▶ **RECORDED INFORMATION**:
# # # #

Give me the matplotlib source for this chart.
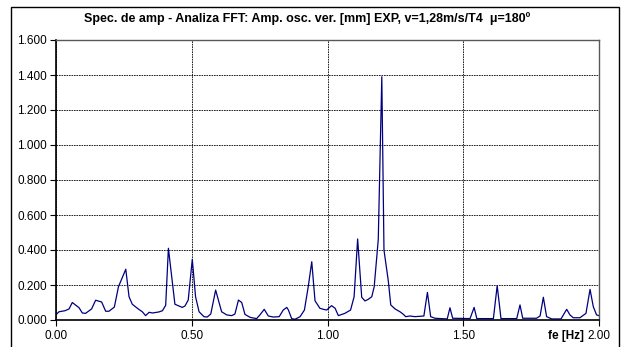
import matplotlib
matplotlib.use("Agg")
import matplotlib.pyplot as plt
from matplotlib.patches import Rectangle

plt.rcParams["font.family"] = ["Liberation Sans", "DejaVu Sans"]

# amplitude spectrum (FFT), frequency in Hz, amplitude in mm
freq = [0.000, 0.011, 0.033, 0.048, 0.060, 0.085, 0.097, 0.109, 0.131, 0.146,
        0.168, 0.183, 0.195, 0.215, 0.230, 0.257, 0.269, 0.281, 0.303, 0.318,
        0.330, 0.343, 0.355, 0.379, 0.392, 0.404, 0.414, 0.438, 0.453, 0.465,
        0.475, 0.487, 0.502, 0.514, 0.527, 0.545, 0.557, 0.570, 0.588, 0.610,
        0.629, 0.647, 0.659, 0.672, 0.684, 0.696, 0.715, 0.739, 0.751, 0.767,
        0.782, 0.800, 0.822, 0.837, 0.850, 0.856, 0.868, 0.880, 0.899, 0.915,
        0.929, 0.942, 0.954, 0.972, 0.985, 0.997, 1.015, 1.028, 1.040, 1.064,
        1.085, 1.098, 1.111, 1.126, 1.138, 1.150, 1.163, 1.172, 1.187, 1.200,
        1.208, 1.224, 1.233, 1.249, 1.267, 1.279, 1.288, 1.304, 1.322, 1.355,
        1.368, 1.380, 1.396, 1.441, 1.451, 1.461, 1.525, 1.540, 1.550, 1.611,
        1.625, 1.639, 1.697, 1.709, 1.719, 1.770, 1.783, 1.795, 1.807, 1.826,
        1.860, 1.881, 1.893, 1.905, 1.930, 1.952, 1.967, 1.979, 1.991, 2.000]
amp = [0.030, 0.047, 0.053, 0.063, 0.100, 0.070, 0.040, 0.038, 0.063, 0.113,
       0.103, 0.050, 0.050, 0.074, 0.190, 0.290, 0.133, 0.090, 0.063, 0.047,
       0.025, 0.044, 0.040, 0.046, 0.053, 0.084, 0.410, 0.090, 0.080, 0.072,
       0.080, 0.114, 0.347, 0.133, 0.047, 0.019, 0.017, 0.034, 0.171, 0.047,
       0.029, 0.025, 0.034, 0.114, 0.100, 0.032, 0.015, 0.008, 0.029, 0.061,
       0.023, 0.017, 0.019, 0.057, 0.072, 0.057, 0.008, 0.004, 0.019, 0.057,
       0.190, 0.333, 0.110, 0.067, 0.061, 0.057, 0.082, 0.067, 0.025, 0.038,
       0.057, 0.133, 0.463, 0.130, 0.109, 0.118, 0.133, 0.190, 0.460, 1.390,
       0.400, 0.223, 0.086, 0.063, 0.047, 0.033, 0.019, 0.023, 0.019, 0.023,
       0.158, 0.019, 0.010, 0.006, 0.070, 0.010, 0.008, 0.072, 0.008, 0.008,
       0.196, 0.008, 0.008, 0.086, 0.010, 0.010, 0.023, 0.130, 0.019, 0.006,
       0.006, 0.061, 0.029, 0.013, 0.013, 0.038, 0.175, 0.076, 0.029, 0.025]

x_ticks = [0.0, 0.5, 1.0, 1.5, 2.0]
y_ticks = [0.0, 0.2, 0.4, 0.6, 0.8, 1.0, 1.2, 1.4, 1.6]

fig = plt.figure(figsize=(6.21, 3.47), dpi=100)
ax = fig.add_axes([56 / 621, 27 / 347, 543 / 621, 280 / 347])

ax.plot(freq, amp, color="#000080", lw=0.9)

ax.set_xlim(0, 2.0)
ax.set_ylim(0, 1.6)
ax.set_xticks(x_ticks)
ax.set_yticks(y_ticks)
ax.set_xticklabels([f"{v:.2f}" for v in x_ticks])
ax.set_yticklabels([f"{v:.3f}" for v in y_ticks])
ax.tick_params(labelsize=8.5, length=4, width=0.8, direction="out", pad=2.5)
ax.tick_params(axis="x", pad=3)
ax.grid(True, color="black", linestyle=(0, (2, 1)), linewidth=0.6)

for side in ["left", "bottom"]:
    ax.spines[side].set_linewidth(1.2)
for side in ["top", "right"]:
    ax.spines[side].set_linestyle((0, (2, 1)))
    ax.spines[side].set_color("0.35")
    ax.spines[side].set_linewidth(1.0)

fig.text(307 / 621, 1 - 19 / 347,
         "Spec. de amp - Analiza FFT: Amp. osc. ver. [mm] EXP, v=1,28m/s/T4  μ=180º",
         ha="center", va="center", fontsize=9, fontweight="bold")
fig.text(584 / 621, 1 - 336 / 347, "fe [Hz]", ha="right", va="center",
         fontsize=8.5, fontweight="bold", zorder=5)

# outer frame around the whole chart
fig.patches.append(Rectangle((11 / 621, -0.05), 608 / 621, 1.05 - 7 / 347,
                             transform=fig.transFigure, fill=False,
                             edgecolor="black", linewidth=1.0))

fig.savefig("out.png", dpi=100)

# # # #

▶ **TASK OBJECTIVE**:
Extract, from the listing above, every line where the string "chart" occurs.

▶ **FULL OUTPUT**:
Give me the matplotlib source for this chart.
# outer frame around the whole chart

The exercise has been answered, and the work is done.